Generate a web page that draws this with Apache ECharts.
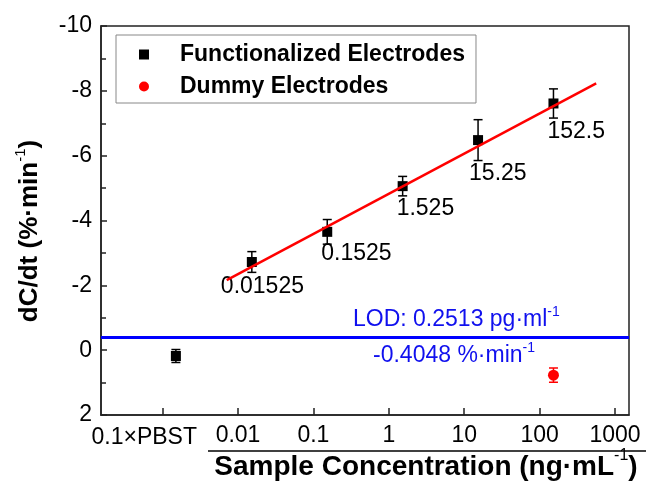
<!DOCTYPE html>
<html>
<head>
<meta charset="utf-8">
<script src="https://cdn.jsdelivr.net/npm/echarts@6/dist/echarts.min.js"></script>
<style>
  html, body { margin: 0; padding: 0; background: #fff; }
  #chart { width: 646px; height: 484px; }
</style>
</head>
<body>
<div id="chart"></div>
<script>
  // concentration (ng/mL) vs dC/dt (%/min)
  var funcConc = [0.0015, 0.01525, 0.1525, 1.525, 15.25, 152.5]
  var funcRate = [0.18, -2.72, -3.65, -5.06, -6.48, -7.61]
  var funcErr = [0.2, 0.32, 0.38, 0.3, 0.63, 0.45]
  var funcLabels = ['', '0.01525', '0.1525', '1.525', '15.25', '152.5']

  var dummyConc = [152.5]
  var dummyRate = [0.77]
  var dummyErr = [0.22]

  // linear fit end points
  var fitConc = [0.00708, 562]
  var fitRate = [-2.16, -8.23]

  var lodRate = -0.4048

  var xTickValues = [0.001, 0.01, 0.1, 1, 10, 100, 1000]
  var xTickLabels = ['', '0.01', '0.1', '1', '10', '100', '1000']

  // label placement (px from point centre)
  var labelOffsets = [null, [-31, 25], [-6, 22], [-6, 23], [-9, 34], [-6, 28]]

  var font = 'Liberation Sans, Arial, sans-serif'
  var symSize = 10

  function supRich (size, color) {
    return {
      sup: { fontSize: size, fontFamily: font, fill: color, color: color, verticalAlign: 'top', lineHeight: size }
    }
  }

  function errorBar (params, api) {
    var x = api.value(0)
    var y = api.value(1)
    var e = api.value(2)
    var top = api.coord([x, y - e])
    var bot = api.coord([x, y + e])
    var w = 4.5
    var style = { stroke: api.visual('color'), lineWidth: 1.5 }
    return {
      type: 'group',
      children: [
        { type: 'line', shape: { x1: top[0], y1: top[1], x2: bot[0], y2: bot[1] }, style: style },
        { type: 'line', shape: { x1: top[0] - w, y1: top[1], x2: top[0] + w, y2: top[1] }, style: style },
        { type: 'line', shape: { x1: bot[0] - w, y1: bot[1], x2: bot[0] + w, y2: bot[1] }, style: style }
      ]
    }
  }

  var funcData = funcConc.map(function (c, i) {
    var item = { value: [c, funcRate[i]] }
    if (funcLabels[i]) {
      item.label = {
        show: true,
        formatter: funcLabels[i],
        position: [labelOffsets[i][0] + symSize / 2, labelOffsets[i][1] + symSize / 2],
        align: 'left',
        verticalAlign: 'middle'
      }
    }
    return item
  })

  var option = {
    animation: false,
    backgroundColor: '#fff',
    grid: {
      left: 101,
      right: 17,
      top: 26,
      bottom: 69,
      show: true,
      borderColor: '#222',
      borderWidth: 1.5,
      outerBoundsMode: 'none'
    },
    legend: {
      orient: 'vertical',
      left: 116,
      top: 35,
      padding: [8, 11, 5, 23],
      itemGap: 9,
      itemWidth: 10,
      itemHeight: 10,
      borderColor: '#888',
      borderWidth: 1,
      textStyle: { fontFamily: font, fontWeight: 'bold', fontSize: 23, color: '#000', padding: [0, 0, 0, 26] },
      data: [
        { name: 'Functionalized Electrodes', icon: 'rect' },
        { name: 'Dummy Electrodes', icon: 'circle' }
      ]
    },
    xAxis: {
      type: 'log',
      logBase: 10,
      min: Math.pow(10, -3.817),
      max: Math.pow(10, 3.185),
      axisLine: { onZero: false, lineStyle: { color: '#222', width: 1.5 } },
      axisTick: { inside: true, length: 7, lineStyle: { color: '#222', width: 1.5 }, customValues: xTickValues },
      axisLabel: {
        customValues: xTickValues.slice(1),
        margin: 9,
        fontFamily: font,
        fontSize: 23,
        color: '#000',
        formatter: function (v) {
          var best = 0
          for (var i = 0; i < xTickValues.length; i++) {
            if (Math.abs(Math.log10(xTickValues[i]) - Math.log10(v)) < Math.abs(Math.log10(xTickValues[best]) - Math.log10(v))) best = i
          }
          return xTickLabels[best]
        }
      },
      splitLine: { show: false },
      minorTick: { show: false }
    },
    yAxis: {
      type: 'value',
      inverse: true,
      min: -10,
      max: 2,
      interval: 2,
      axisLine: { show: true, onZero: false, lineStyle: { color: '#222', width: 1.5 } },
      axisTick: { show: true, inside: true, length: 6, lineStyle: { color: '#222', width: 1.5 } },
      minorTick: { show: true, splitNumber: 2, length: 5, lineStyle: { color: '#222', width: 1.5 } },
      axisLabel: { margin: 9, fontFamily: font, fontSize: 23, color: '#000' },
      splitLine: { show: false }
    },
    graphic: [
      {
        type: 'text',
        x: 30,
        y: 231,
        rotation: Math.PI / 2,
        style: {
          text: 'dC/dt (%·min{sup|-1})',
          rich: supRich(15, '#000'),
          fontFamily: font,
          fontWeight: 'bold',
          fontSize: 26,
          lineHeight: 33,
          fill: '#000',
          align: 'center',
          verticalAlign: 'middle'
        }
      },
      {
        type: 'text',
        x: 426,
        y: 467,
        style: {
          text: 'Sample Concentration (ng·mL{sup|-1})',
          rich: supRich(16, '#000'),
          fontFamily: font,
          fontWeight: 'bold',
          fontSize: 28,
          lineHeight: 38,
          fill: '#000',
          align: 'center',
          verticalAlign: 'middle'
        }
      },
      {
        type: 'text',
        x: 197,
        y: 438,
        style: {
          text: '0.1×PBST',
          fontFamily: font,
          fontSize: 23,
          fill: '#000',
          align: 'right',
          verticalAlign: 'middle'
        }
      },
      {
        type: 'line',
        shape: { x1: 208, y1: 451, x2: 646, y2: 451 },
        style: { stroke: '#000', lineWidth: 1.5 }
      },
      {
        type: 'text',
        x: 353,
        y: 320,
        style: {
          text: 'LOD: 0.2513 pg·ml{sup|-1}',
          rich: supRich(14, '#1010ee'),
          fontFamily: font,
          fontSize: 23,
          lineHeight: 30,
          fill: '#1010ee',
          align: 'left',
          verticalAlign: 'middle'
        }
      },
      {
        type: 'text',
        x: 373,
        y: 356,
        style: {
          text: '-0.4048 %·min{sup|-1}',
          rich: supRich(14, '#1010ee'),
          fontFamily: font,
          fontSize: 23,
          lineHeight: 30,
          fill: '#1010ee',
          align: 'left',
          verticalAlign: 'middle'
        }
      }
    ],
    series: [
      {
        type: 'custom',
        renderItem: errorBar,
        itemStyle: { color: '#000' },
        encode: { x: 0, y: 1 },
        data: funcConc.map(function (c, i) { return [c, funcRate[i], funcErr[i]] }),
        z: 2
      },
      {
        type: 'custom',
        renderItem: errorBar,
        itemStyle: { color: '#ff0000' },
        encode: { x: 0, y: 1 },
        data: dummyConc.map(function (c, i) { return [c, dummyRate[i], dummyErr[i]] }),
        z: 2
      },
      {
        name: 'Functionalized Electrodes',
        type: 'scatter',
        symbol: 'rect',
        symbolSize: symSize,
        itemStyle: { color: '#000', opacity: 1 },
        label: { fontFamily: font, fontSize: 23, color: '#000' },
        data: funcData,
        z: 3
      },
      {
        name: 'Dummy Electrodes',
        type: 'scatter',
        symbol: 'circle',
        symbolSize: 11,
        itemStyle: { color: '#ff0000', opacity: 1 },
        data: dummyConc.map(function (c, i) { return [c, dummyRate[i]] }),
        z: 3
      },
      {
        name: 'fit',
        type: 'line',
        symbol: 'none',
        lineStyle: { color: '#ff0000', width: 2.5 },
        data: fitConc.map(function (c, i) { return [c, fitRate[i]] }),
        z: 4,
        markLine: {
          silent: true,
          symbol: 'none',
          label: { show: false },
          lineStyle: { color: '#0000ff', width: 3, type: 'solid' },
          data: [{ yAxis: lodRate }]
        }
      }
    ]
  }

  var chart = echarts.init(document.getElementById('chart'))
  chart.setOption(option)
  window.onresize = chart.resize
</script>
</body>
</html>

What the task requires — With the pictures left out, restate word for word every line of the data above, from the first down to the line that contains "var lodRate = -0.4048".

Response —
Generate a web page that draws this with Apache ECharts.
<!DOCTYPE html>
<html>
<head>
<meta charset="utf-8">
<script src="https://cdn.jsdelivr.net/npm/echarts@6/dist/echarts.min.js"></script>
<style>
  html, body { margin: 0; padding: 0; background: #fff; }
  #chart { width: 646px; height: 484px; }
</style>
</head>
<body>
<div id="chart"></div>
<script>
  // concentration (ng/mL) vs dC/dt (%/min)
  var funcConc = [0.0015, 0.01525, 0.1525, 1.525, 15.25, 152.5]
  var funcRate = [0.18, -2.72, -3.65, -5.06, -6.48, -7.61]
  var funcErr = [0.2, 0.32, 0.38, 0.3, 0.63, 0.45]
  var funcLabels = ['', '0.01525', '0.1525', '1.525', '15.25', '152.5']

  var dummyConc = [152.5]
  var dummyRate = [0.77]
  var dummyErr = [0.22]

  // linear fit end points
  var fitConc = [0.00708, 562]
  var fitRate = [-2.16, -8.23]

  var lodRate = -0.4048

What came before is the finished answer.